Yes, and that is a ratio depending on "rho", the reflection coefficient.

We know that rho equals:

the square root of reflected pwr / fwd pwr

And: VSWR = 1+rho / 1-rho

VSWR is a function of the reflection coefficient

You drive an automobile and glance at the speedometer. It is an
electrical meter giving an indication proportional to vehicle speed.

You look at an SWR (TLI) meter giving an indication calibrated to be
proportional to SWR.

Best regards, Richard Harrison, KB5WZI


Richard Fry September 27th 05 09:58 PM

"Reg Edwards"
But I'm afraid you are wrong. The meter correctly indicates
SWR on the feedline when it is located at the antenna end
of the line.

______________


PS:

In this example the mismatch between the antenna and the line is the source
of the reflection that results in system SWR. Convention is to state that
the SWR belongs to the antenna, not the line -- although the added stress on
components applies only to the line and tx, and not to the antenna.

An ideal SWR meter will read that antenna reflection to have the same value
when installed at either end of the line, or anywhere along its length
(assuming
a perfect 50 ohm line, and neglecting line loss).

RF


[email protected] September 27th 05 10:06 PM

Reg Edwards wrote:
Jim, I'm sorry you are unable to answer the simple question "Feedline
or Antenna?".
----
Reg.


It appears you have no interest in understanding and simply wish to
throw out straw men, red herrings, and who knows what to complicate
a very simple concept.

--
Jim Pennino

Remove .spam.sux to reply.

Owen Duffy September 27th 05 10:13 PM

On Tue, 27 Sep 2005 15:21:51 +0000 (UTC),
wrote:

Owen Duffy wrote:
On Tue, 27 Sep 2005 02:54:31 +0000 (UTC),

wrote:


Owen Duffy wrote:
On Tue, 27 Sep 2005 02:25:11 +0000 (UTC),

wrote:


SWR is nothing more than a dimensionless impedance ratio.


The fundamental definition of SWR flows from the behaviour and
properties of RF transmission lines.


And power=EI. And it also equals I^2*R and E^2/R.

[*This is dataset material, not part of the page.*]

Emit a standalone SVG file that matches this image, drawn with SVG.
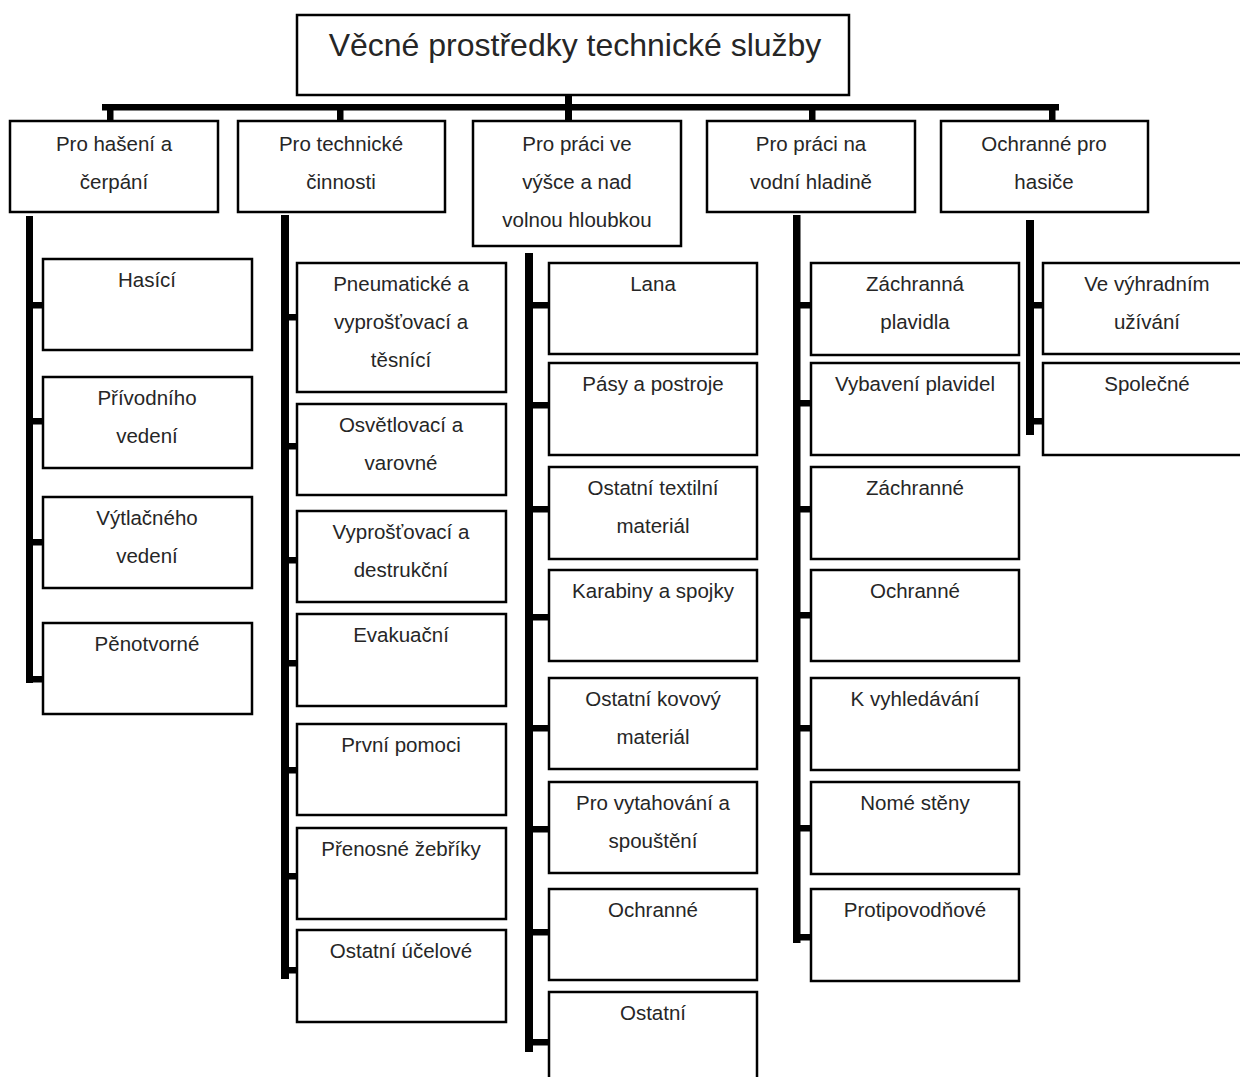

SWR can be expressed in terms of power ratios, current ratios, and
impedance ratios.

When a transmission line is terminated in an impedance other than its
characteristic impedance, there will be both a forward wave and a
reflected wave of such magnitude to resolve the conditions that must
apply at the termination.


Irrelevant.

The forward wave and the reflected wave sum at all points along the
line having regard for their magnitudes and relative phase to produce
a "standing wave". The Standing Wave Ratio (SWR or VSWR) is defined to
mean the ratio of the maximum to the minimum of the magnitude of the
standing wave voltage pattern along the line.


Is is also defined as a current ratio and an impedance ration.

The SWR on a lossless line can be calculated knowing the complex
characteristic impedance of the line and the complex load impedance.


What no waves, just impedences!! Now you are contidicting yourself.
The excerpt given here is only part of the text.